FCC task force says it needs more time to review new modeling information
The Federal Communications Commission has paused the 180-day shot clock for its review of the proposed merger of T-Mobile US and Sprint, citing new information still coming in T-Mobile US on network engineering, a financial basis for new network build-out and economic modeling.
According to a letter from David Lawrence, head of the FCC’s T-Mobile/Sprint Transaction Task Force, and Wireless Telecommunications Bureau Chief Donald Stockdale, there were three recent developments that led to the pause:
-On Sept. 5th, T-Mobile US submitted a “substantially revised network engineering model,” the FCC said. Although a network engineering model had already been submitted to back up network-related claims, the FCC said, the initial model was expanded and is “significantly larger and more complex than the engineering submissions already in the record. It appears to incorporate new logic, methodologies, facts, and assumptions on a subject central to the [merger application]— the transaction’s claimed network benefits.” The FCC needs more time to review it.
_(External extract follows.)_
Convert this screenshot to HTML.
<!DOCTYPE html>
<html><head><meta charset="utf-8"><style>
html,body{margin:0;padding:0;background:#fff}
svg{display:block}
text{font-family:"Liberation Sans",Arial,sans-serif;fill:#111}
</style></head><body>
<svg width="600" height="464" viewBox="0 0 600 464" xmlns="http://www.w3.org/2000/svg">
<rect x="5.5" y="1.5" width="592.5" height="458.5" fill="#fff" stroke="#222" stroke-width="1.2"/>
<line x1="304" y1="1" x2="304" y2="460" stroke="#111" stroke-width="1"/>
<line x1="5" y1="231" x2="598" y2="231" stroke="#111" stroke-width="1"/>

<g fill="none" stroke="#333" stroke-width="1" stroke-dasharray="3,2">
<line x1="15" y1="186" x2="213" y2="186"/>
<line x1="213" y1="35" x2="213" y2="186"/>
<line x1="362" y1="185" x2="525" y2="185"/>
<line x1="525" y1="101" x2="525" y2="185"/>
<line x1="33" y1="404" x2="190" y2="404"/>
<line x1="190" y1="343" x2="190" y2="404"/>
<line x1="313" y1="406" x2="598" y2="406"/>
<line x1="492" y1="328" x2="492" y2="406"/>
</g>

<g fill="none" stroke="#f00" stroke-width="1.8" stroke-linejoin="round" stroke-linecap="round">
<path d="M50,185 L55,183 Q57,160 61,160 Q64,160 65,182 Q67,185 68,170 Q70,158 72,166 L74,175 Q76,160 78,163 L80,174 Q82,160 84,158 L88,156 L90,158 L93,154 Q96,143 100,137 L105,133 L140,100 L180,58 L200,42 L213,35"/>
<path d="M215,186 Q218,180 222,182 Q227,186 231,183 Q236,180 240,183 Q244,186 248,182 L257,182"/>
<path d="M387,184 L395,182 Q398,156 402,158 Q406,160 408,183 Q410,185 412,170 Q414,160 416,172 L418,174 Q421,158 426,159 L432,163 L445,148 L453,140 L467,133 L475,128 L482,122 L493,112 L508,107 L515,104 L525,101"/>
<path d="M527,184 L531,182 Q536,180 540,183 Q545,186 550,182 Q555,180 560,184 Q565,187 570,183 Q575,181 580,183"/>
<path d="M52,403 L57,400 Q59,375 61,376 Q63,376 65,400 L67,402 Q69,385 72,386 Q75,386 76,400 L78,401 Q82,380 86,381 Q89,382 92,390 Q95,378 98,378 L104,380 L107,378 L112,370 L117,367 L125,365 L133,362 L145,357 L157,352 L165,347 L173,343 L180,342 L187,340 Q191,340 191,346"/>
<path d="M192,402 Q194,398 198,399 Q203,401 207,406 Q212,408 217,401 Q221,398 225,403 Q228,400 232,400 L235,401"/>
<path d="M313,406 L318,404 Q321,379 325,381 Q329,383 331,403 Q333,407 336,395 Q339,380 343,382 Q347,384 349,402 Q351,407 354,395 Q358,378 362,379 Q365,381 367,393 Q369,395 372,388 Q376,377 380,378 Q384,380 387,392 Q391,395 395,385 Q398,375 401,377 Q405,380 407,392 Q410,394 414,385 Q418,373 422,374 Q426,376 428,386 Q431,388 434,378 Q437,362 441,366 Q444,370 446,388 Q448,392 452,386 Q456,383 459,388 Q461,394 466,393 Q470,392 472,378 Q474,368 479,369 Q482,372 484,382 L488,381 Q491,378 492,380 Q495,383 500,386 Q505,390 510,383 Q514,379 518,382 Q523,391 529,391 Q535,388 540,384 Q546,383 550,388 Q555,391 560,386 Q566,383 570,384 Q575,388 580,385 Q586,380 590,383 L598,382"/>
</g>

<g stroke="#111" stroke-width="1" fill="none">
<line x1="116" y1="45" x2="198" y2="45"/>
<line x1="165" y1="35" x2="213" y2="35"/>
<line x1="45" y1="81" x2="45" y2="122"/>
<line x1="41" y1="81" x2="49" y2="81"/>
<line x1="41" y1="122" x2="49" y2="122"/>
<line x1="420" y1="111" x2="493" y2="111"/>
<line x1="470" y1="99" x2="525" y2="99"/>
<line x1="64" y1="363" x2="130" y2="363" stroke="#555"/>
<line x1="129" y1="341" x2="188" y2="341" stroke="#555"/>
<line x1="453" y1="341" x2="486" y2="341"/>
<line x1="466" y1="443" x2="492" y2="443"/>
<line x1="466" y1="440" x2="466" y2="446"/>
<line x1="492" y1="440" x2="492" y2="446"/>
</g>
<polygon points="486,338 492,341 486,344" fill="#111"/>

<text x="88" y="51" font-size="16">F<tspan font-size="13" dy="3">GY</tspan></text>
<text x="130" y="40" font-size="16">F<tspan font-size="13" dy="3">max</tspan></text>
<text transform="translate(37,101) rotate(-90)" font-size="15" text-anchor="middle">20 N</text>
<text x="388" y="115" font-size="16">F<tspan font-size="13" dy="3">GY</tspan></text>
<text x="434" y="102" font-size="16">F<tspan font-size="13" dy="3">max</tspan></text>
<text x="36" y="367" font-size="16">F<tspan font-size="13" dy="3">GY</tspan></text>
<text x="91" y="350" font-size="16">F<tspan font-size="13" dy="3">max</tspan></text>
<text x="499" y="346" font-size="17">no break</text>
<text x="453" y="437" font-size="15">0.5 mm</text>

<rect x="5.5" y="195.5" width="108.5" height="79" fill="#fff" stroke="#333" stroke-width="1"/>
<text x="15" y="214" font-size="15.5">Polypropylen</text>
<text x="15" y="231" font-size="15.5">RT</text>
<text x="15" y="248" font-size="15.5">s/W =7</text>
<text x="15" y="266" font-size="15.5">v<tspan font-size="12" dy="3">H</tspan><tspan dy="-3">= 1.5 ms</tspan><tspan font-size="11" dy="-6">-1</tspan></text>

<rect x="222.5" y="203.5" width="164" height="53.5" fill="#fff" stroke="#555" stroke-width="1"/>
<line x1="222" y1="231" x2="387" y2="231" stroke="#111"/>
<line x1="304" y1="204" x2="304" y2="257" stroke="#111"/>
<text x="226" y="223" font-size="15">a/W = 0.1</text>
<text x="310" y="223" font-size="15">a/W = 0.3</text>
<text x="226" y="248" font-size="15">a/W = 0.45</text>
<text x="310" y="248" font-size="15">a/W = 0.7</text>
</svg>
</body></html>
In a letter from T-Mobile US, the carrier’s attorney explained that the initial engineering model submitted “calculates offered traffic and throughput as a function of spectrum assets, sites, and spectral efficiency” and was submitted in support of the carriers’ public interest statement. Since then, the carriers “have expanded the model to incorporate functionality that measures congestion as a function of network traffic, projects incremental builds necessary to satisfy the parties’ ordinary-course planning criteria, and measures network performance from a user experience perspective, accounting for network load.”
-The FCC did not have access to a business model that “apparently provides the financial basis for the projected new network buildout” until Sept. 5th, and that requires additional review as well.
-T-Mobile US has told the FCC that it plans to submit additional economic modeling that responds to economic analyses that have been submitted urging the FCC to deny the merger, and more time will be needed to study that analysis.
“The Commission has a strong interest in ensuring a full and complete record upon which to base its decision in this proceeding,” Lawrence and Stockdale wrote. “Considering the complexity and potential importance of these newly-provided and expected models, it is appropriate to top the informal 180-day clock to allow time for their review.”
The shot clock will remain stopped, the letter said, until T-Mobile US and Sprint have completed submitting their modeling submissions and a “reasonable period of time has passed for staff and third-party review.” The letter also added that the FCC will decide whether to extend the deadline for reply comments.